I'm not actually sure how to deal with this, and I won't know until I try something. Intuitively, if I were incrementally updating a warm model online, I'd try ignoring the dependency and just applying the updates. The motivation would be that I'm making tiny changes each update, so the stuff I'm ignoring is higher-order tiny''. Of course the massive nonlinearity at the decision boundary is a bit disturbing (and not very tiny). From a cold start but still using an online learning algorithm (on offline data), I'd try $\log_2 (|K|)$ passes in a bottom-to-top fashion, warm starting the entire tree at a certain depth before training any internal nodes at the next higher depth. Unlike in the vanilla case, each pass would train all internal nodes up to a certain depth, rather than just the internal nodes at a particular depth. Hopefully that works, but if it fails miserably I'd look into softening the nonlinearity at the decision boundary with a softmax-style approach, e.g., $p (\Psi_\nu = 1 | x) = 1 / (1 + e^{-\beta (f (x; \lambda) - f (x; \psi))})$ and anneal $\beta$ to $\infty$.
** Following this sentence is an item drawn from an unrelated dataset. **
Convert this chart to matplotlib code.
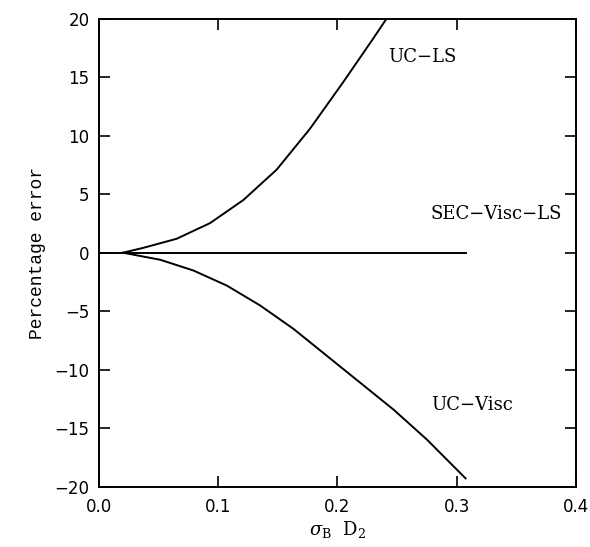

SFF Tree for Average Constrained CSBM

Average constrained CSBM is the problem of picking the top-$m$ actions given an instance. It can be reduced to average constrained CSMC by constructing a list of classifiers $\{\Psi_n | n \in [1, m]\}$ each of which is trained to select the best action, the next best action, etc.

So here's something interesting: if we set $\Psi_n = \Psi$ in the list of classifiers, and if our average constrained CSMC classifier is an SFF tree, then we can compute the CSBM output via $h^\Psi (x, \omega) = \underset{k \in K \setminus \omega}{\operatorname{arg\,max\,^m}} f (x; k),$ where I made up the notation $\operatorname{arg\,max\,^m}$ to stand for selecting the top $m$ elements. Once again this is exactly how a regression reduction based approach would be utilized at test time. However again the regret bounds are different. When reducing average constrained CSBM to average constrained CSMC the regret bound is $r_{csbm} (h^\Psi) \leq m\, q (\Psi, m),$ where $q (\Psi, m)$ is the cost-sensitive regret averaged over the $m$ average constrained CSMC subproblems (these can, in turn, be reduced to importance-weighted classification maintaining a linear dependence on the regret). By contrast, when reducing to regression the regret bound is $r_{csbm} (h_g) \leq \sqrt{2 \min \{m, |K| -m\}} \sqrt{|K|} \sqrt{\epsilon_{L^2} (g)},$ where $\epsilon_{L^2} (g)$ is the $L^2$ loss on the underlying regression problem.

So again we have the promise of a different training procedure leading to a better regressor, but with similar problems of dependencies between subproblems complicating the training picture. In the vanilla case of reduction of CSBM to CSMC, each classifier is trained sequentially and defines the training input distribution for the next classifier. Now all the classifiers are the same so some tricks are required.

Again, I'm not actually sure how to deal with this, and I won't know until I try something. Intuitively I would again try incrementally updating a warm model online, ignoring the dependency. For cold start with an online model applied to an offline data set I would first train for the top-1 problem, then the top-2 problem, etc. until I got to top-$m$. It's interesting to see how the composition of my two intuitive procedures would play out for a complete cold start:
1. For $n$ in $[1, m]$
1. For $l$ in $[\log_2 (|K|), 1]$
1. Update the $l^\mathrm{th}$ and lower levels of internal nodes on the problem of picking the top-$n$ actions, and simultaneously
2. Update the $l^\mathrm{th}+1$ and higher levels of internal nodes on the problem of picking the top-$(n-1)$ actions.
That's a total of $m \log_2 (|K|)$ passes over the data, which feels reasonable. The outer loop is to mitigate the dependencies created by $\Psi_n = \Psi$, and the inner loop is to mitigate the dependencies created by sharing $f$ across all internal nodes.

Now I suppose I should try this on some actual data.